On Tue, 30 Aug 2011 08:26:17 -0400, Andrei Alexandrescu <seewebsiteforem...@erdani.org> wrote:

On 08/30/2011 07:13 AM, Timon Gehr wrote:
If there already is an implementation, it overrides it, otherwise it
implements it.

That's pretty much it. The entire purpose of the "override" keyword is to prevent silent bugs of two kinds:

(a) User thinks she hooks a specific method but instead introduces a new one.

(b) User thinks she introduces a new method but instead hooks one.

Override helps only in cases where otherwise a silent error would occur. If the compiler issues an error message without the help of override, override is unneeded and illegal. This is the case with interface and abstract methods - "override" is emphatically unneeded because the compiler/linker wouldn't allow the code anyway.

Your (a) and (b) points seem to be pointing to a different conclusion -- that override should be required for interface methods. Since implementing an interface method does not introduce a new method, it hooks the interface's existing one.

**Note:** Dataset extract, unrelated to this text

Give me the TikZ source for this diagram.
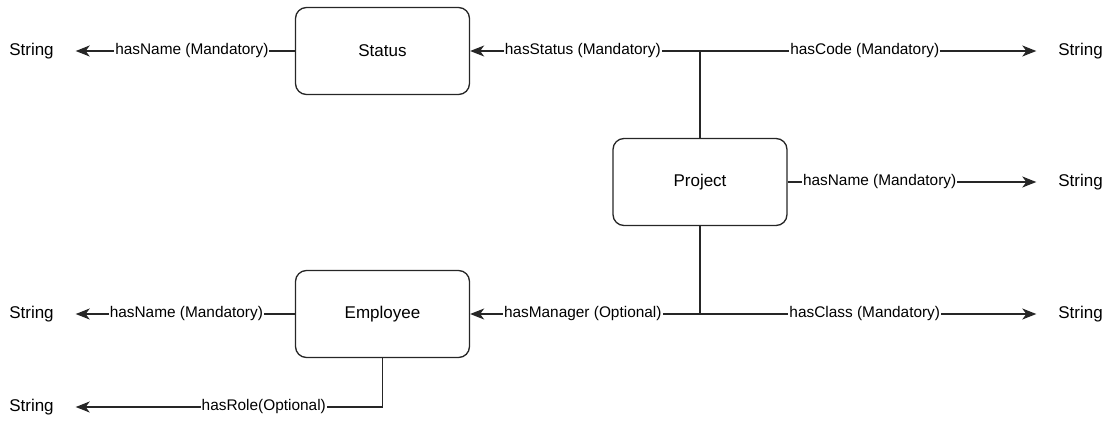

I personally think override should be required if it overrides an existing implementation, be rejected if it introduces a completely new symbol, and be optional if it implements an abstract method. The latter rule is purely for code maintenance. 99%, no wait, I think 100% of the time, when a previously abstract base method grows an implementation after you have implemented it in a derived method, the remedy is simply adding override. This feels like annoyance that can be avoided by just putting override on it to begin with. I can't think of a single case where I've implemented a function I *know* is callable by some base class symbol that I'd want to be informed when a base class implements it later on. I don't care, I'm overriding it, no matter what the base class does (unless of course, the base class marks it final, but that would be an error anyways).

If the rule must be require or reject, I'd prefer requirement, even for interface methods.